Military trucks and armed soldiers immediately cordoned off the area around a bridge in Rawalpindi as bomb experts and other investigators sifted through rubble, witnesses said. The private GEO TV network reported that the blast was caused by a remote-controlled bomb, but officials could not immediately confirm that.
Information Minister Sheikh Rashid Ahmed told The Associated Press that the president was returning to his home at Army House in Rawalpindi from the city's airport after a visit to the southern city of Karachi.
A witness told GEO TV that he heard the explosion and saw smoke billowing out of the bridge after Musharraf's motorcade passed by.
"My car was parked in the front row when the president's car was passing. As the president's car passed it appeared that somebody tried to blow up the bridge," Irfan Mirza told the network. "After that there were clouds of black smoke there."
Musharraf, the army chief, came to power in 1999 in a bloodless coup, toppling an elected government.
He drew the wrath of hardline Islamic groups after he abandoned the Taliban regime of neighboring Afghanistan and backed the U.S.-led war against Osama bin Laden (news - web sites)'s al-Qaida network following the Sept. 11 attacks.
There has been at least one previous attempt on his life.
Three Islamic militants were sentenced to 10 years for planting a bomb in car along a route Musharraf passed on a congested road in Karachi on April 26, 2002. The remote-controlled device failed to detonate.

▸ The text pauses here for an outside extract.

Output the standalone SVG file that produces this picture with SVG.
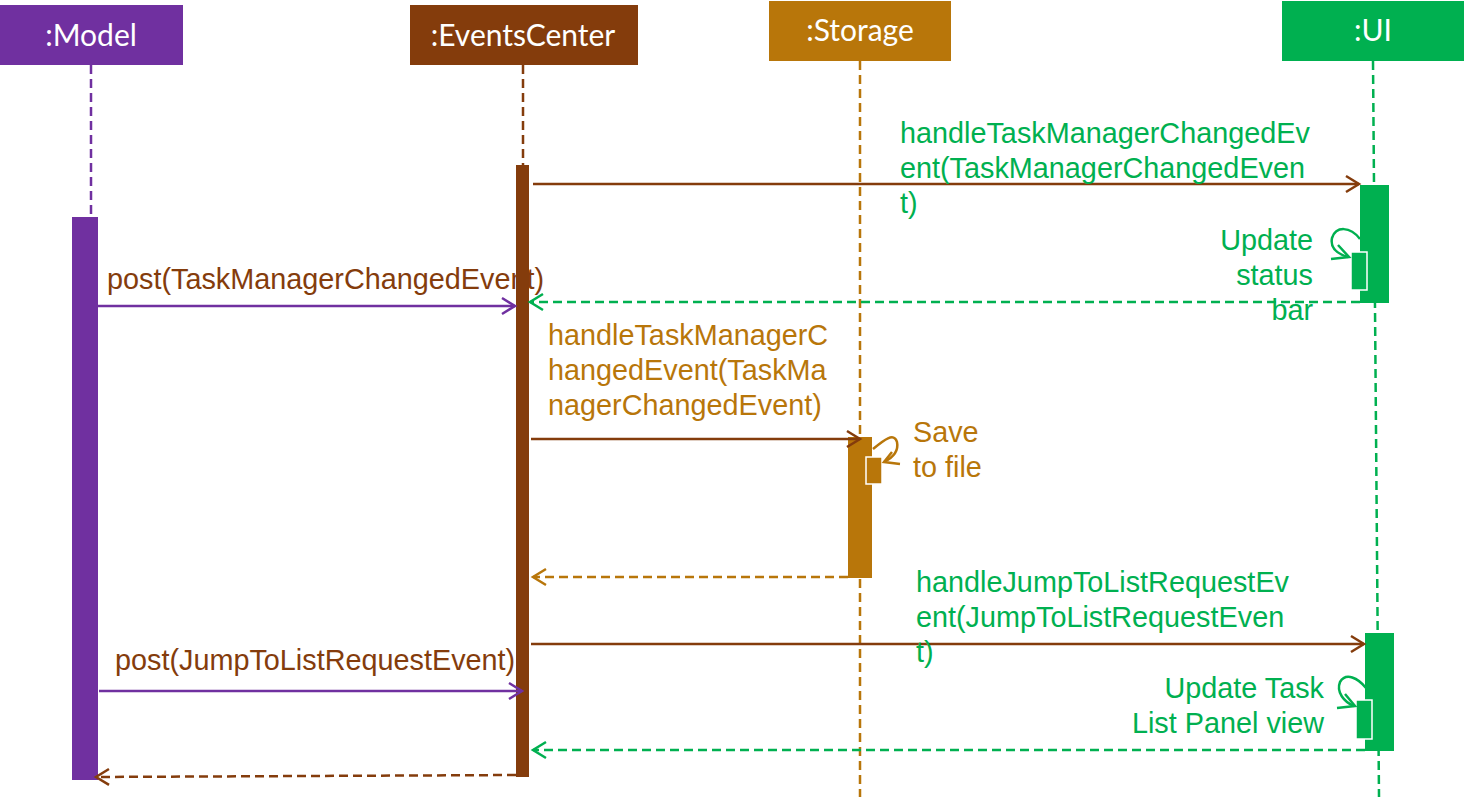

In July last year, five people carrying assault rifles were arrested in Karachi for allegedly planning an attack on Musharraf as he visited a road construction project. A court later ordered them released, citing lack of evidence.
"Let me say with confidence I'm used to such incidents, it's happened before," Musharraf told PTV at a wedding reception he attended at an Islambad hotel after Sunday's bombing.
"I have been saying that the greatest danger to our nation is not external, it is internal and comes from religious and sectarian extremists, and this is a typical example of that."
Talat Masood, a former senior defense official, said it was too early to say who was behind Sunday's attack, but the mostly likely suspects were hard-liners opposed to Musharraf's policy on Afghanistan, and his efforts to reform Islamic schools that have become hotbeds of radicalism.
"I think these are the forces who want to eliminate him," Masood said.
Last month Musharraf also banned six militant Islamic groups accused of promoting violence and sectarianism in Pakistan and fighting Indian rule in the disputed Himalayan region of Kashmir, which is partly controlled by Pakistan.
The three men convicted in the April 2002 attack were allegedly members of Harakat-ul Mujahedeen al-Almi, an offshoot of a group fighting in Indian-controlled Kashmir.
Sunday's blast happened hours after Indonesian President Megawati Sukarnoputri arrived in Pakistan on an official visit. She is due to meet with Musharraf on Monday. Pakistan and Indonesia are the world's two largest Muslim nations.